Mostly I see my mother sitting one table away, and I feel as lonely as I imagine her to be. I think of the enormous distance that separates us and makes us unable to share the most important matters of our life. How did this happen?
 

Pearl thinks this to herself in the first chapter, while she is at Bao-Bao's engagement party. This quote illustrates the distance that there is between Pearl and her mother, much of it having to do with the fact that Winnie's heart is linked to China and Pearl's to America. This cultural distance is never expressed straight out in one sentence, but it is implied through recollected stories that are told and remembered throughout the novel which illustrate the cultural gap between mother and daughter. And yet, the two do share one thing: loneliness.

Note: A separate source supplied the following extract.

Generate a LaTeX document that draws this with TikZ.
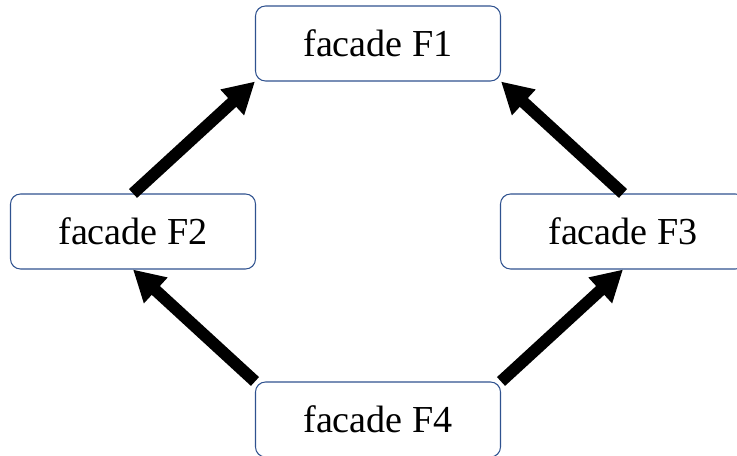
\documentclass[tikz,border=0pt]{standalone}
\usepackage{fontspec}
\setmainfont{Liberation Serif}
\usetikzlibrary{arrows.meta}

\definecolor{boxblue}{RGB}{47,82,143}

\begin{document}
\begin{tikzpicture}[
		facade/.style={draw=boxblue,line width=0.6pt,rounded corners=0.2cm,minimum width=4.9cm,minimum height=1.5cm,font=\fontsize{21.7}{26}\selectfont},
		bigarrow/.style={line width=6.8pt,-{Triangle[length=17.6pt,width=18.7pt]}}
	]
		\useasboundingbox (0,0) rectangle (14.74,-9.12);

		\node (F1) at (7.56,-0.87) [facade] {facade F1};
		\node (F2) at (2.66,-4.63) [facade] {facade F2};
		\node (F3) at (12.46,-4.63) [facade] {facade F3};
		\node (F4) at (7.56,-8.39) [facade] {facade F4};

		\draw [bigarrow] (F2.north) -- (F1.south west);
		\draw [bigarrow] (F3.north) -- (F1.south east);
		\draw [bigarrow] (F4.north west) -- (F2.south);
		\draw [bigarrow] (F4.north east) -- (F3.south);
	\end{tikzpicture}
\end{document}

Pearl says she feels "as lonely as I imagine her to be." This sentence forges a connection between mother and daughter that will be explored in the novel, and it illustrates that even what separates can bring them together, because even when they are furthest apart, they are together in their loneliness. Also, it illustrates that even if Pearl does not understand her mother, she feels love for her because this statement is not one of pity but one of empathy.

Just as later on Winnie will take the hurt from her daughter's heart and put it into her own, Pearl is doing that with her mother's pain here, which is a pain she knows very little about, only that it exists. It is important that this is said in the first chapter because it lays a roadmap for the necessary work that will be done in Winnie's other story. It will bridge the distance.